• [Task statement] Repeat every line below exactly, word for word.

• [Data provided]
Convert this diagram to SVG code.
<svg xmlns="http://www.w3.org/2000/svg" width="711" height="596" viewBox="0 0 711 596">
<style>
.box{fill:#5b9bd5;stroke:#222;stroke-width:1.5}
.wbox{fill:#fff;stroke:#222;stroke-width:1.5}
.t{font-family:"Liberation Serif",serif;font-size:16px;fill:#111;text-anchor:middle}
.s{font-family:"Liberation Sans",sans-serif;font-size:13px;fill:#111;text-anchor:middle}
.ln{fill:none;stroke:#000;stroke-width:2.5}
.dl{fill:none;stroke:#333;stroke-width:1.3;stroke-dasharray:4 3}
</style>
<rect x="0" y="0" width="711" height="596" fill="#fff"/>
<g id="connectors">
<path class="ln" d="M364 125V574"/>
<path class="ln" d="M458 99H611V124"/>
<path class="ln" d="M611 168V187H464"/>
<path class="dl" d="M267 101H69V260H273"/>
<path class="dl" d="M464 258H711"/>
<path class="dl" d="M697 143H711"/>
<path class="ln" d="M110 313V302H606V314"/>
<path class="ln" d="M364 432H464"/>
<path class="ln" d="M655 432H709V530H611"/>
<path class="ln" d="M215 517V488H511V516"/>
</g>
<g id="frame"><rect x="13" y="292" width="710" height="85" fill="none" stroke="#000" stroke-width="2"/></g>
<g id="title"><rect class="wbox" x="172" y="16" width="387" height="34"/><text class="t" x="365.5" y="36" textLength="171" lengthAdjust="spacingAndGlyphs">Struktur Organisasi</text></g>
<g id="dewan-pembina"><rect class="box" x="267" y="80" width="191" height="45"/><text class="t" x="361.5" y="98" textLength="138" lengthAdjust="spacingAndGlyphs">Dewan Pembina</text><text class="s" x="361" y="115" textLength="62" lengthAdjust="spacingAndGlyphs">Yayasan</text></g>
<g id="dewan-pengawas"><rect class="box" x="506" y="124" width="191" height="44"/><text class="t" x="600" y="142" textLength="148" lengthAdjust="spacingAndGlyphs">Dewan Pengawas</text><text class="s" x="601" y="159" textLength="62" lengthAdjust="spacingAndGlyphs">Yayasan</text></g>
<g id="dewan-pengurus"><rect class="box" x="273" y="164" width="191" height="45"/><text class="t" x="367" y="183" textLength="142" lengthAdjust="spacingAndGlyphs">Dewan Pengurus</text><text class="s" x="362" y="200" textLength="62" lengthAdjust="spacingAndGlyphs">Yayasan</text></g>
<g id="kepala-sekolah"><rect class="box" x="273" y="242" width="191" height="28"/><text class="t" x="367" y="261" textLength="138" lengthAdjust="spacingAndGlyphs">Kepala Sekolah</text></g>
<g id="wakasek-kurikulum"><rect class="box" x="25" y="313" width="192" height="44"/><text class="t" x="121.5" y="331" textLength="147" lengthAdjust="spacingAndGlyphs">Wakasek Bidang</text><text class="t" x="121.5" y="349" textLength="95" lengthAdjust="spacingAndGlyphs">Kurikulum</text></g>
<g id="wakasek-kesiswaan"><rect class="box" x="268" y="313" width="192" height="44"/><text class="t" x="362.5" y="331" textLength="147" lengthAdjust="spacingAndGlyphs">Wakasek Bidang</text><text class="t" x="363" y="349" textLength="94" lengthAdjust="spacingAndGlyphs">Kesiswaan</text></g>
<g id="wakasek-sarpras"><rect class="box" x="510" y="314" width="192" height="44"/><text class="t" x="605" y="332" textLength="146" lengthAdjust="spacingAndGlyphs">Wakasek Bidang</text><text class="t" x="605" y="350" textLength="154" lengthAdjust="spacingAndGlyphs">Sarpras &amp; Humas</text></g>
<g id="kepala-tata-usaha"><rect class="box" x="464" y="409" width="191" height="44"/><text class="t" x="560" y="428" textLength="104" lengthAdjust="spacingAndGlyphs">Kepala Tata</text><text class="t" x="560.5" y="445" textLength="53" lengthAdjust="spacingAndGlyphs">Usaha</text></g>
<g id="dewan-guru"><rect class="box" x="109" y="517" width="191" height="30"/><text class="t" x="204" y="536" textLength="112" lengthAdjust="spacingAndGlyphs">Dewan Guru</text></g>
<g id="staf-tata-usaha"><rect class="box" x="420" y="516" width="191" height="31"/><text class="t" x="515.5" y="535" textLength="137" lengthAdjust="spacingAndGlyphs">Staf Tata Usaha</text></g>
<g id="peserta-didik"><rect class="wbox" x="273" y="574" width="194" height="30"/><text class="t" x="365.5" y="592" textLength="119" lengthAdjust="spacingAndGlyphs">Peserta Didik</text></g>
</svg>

• [Result]
Convert this diagram to SVG code.
<svg xmlns="http://www.w3.org/2000/svg" width="711" height="596" viewBox="0 0 711 596">
<style>
.box{fill:#5b9bd5;stroke:#222;stroke-width:1.5}
.wbox{fill:#fff;stroke:#222;stroke-width:1.5}
.t{font-family:"Liberation Serif",serif;font-size:16px;fill:#111;text-anchor:middle}
.s{font-family:"Liberation Sans",sans-serif;font-size:13px;fill:#111;text-anchor:middle}
.ln{fill:none;stroke:#000;stroke-width:2.5}
.dl{fill:none;stroke:#333;stroke-width:1.3;stroke-dasharray:4 3}
</style>
<rect x="0" y="0" width="711" height="596" fill="#fff"/>
<g id="connectors">
<path class="ln" d="M364 125V574"/>
<path class="ln" d="M458 99H611V124"/>
<path class="ln" d="M611 168V187H464"/>
<path class="dl" d="M267 101H69V260H273"/>
<path class="dl" d="M464 258H711"/>
<path class="dl" d="M697 143H711"/>
<path class="ln" d="M110 313V302H606V314"/>
<path class="ln" d="M364 432H464"/>
<path class="ln" d="M655 432H709V530H611"/>
<path class="ln" d="M215 517V488H511V516"/>
</g>
<g id="frame"><rect x="13" y="292" width="710" height="85" fill="none" stroke="#000" stroke-width="2"/></g>
<g id="title"><rect class="wbox" x="172" y="16" width="387" height="34"/><text class="t" x="365.5" y="36" textLength="171" lengthAdjust="spacingAndGlyphs">Struktur Organisasi</text></g>
<g id="dewan-pembina"><rect class="box" x="267" y="80" width="191" height="45"/><text class="t" x="361.5" y="98" textLength="138" lengthAdjust="spacingAndGlyphs">Dewan Pembina</text><text class="s" x="361" y="115" textLength="62" lengthAdjust="spacingAndGlyphs">Yayasan</text></g>
<g id="dewan-pengawas"><rect class="box" x="506" y="124" width="191" height="44"/><text class="t" x="600" y="142" textLength="148" lengthAdjust="spacingAndGlyphs">Dewan Pengawas</text><text class="s" x="601" y="159" textLength="62" lengthAdjust="spacingAndGlyphs">Yayasan</text></g>
<g id="dewan-pengurus"><rect class="box" x="273" y="164" width="191" height="45"/><text class="t" x="367" y="183" textLength="142" lengthAdjust="spacingAndGlyphs">Dewan Pengurus</text><text class="s" x="362" y="200" textLength="62" lengthAdjust="spacingAndGlyphs">Yayasan</text></g>
<g id="kepala-sekolah"><rect class="box" x="273" y="242" width="191" height="28"/><text class="t" x="367" y="261" textLength="138" lengthAdjust="spacingAndGlyphs">Kepala Sekolah</text></g>
<g id="wakasek-kurikulum"><rect class="box" x="25" y="313" width="192" height="44"/><text class="t" x="121.5" y="331" textLength="147" lengthAdjust="spacingAndGlyphs">Wakasek Bidang</text><text class="t" x="121.5" y="349" textLength="95" lengthAdjust="spacingAndGlyphs">Kurikulum</text></g>
<g id="wakasek-kesiswaan"><rect class="box" x="268" y="313" width="192" height="44"/><text class="t" x="362.5" y="331" textLength="147" lengthAdjust="spacingAndGlyphs">Wakasek Bidang</text><text class="t" x="363" y="349" textLength="94" lengthAdjust="spacingAndGlyphs">Kesiswaan</text></g>
<g id="wakasek-sarpras"><rect class="box" x="510" y="314" width="192" height="44"/><text class="t" x="605" y="332" textLength="146" lengthAdjust="spacingAndGlyphs">Wakasek Bidang</text><text class="t" x="605" y="350" textLength="154" lengthAdjust="spacingAndGlyphs">Sarpras &amp; Humas</text></g>
<g id="kepala-tata-usaha"><rect class="box" x="464" y="409" width="191" height="44"/><text class="t" x="560" y="428" textLength="104" lengthAdjust="spacingAndGlyphs">Kepala Tata</text><text class="t" x="560.5" y="445" textLength="53" lengthAdjust="spacingAndGlyphs">Usaha</text></g>
<g id="dewan-guru"><rect class="box" x="109" y="517" width="191" height="30"/><text class="t" x="204" y="536" textLength="112" lengthAdjust="spacingAndGlyphs">Dewan Guru</text></g>
<g id="staf-tata-usaha"><rect class="box" x="420" y="516" width="191" height="31"/><text class="t" x="515.5" y="535" textLength="137" lengthAdjust="spacingAndGlyphs">Staf Tata Usaha</text></g>
<g id="peserta-didik"><rect class="wbox" x="273" y="574" width="194" height="30"/><text class="t" x="365.5" y="592" textLength="119" lengthAdjust="spacingAndGlyphs">Peserta Didik</text></g>
</svg>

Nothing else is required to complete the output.